Language Arts Education


Language Arts Education B.S. Ed.

Students who are passionate about teaching literature, writing and speaking will find the University of Oklahoma College of Education’s Language Arts Education program a stimulating blend of English literature and writing courses and diverse hands-on classroom experiences. Beginning with the first course taken in the education curriculum, students complete 100 hours in middle and high school classrooms tutoring and observing before they begin student teaching.



These field experiences prepare students for student teaching internships during either the certification or graduate portion of their education. During these internships, students observe, prepare lesson plans and teach. The student teaching programs typically last 16 weeks. The Language Arts Education curriculum is designed so that students can receive a Bachelor of Science degree in four years, though this can vary depending on when the student becomes a fully admitted student to the college.

Degree Options

A Language Arts Education student graduates with a Bachelor of Science in Education. With a Bachelor of Science degree in Education, a student may choose to pursue graduate degrees in a multitude of disciplines.

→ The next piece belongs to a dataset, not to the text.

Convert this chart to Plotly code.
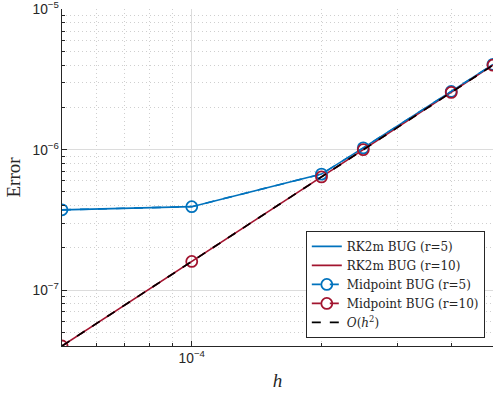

Degree checksheet for this program


Students are recommended for Oklahoma certification to become language arts teachers, which includes reading, English, composition, speech, debate, publications (yearbook and newspaper), and literature (including American, British and World Literature) for grades six through twelve after completing the program and passing required state certification exams (OSAT and PPAT).

Interests and Skills

Most language arts education students have interests in literature, writing, or speech. They enjoy working with adolescents and are comfortable in school settings. High school preparation should include working to strengthen writing skills through personal and literary work and tutoring or working with middle and high school students.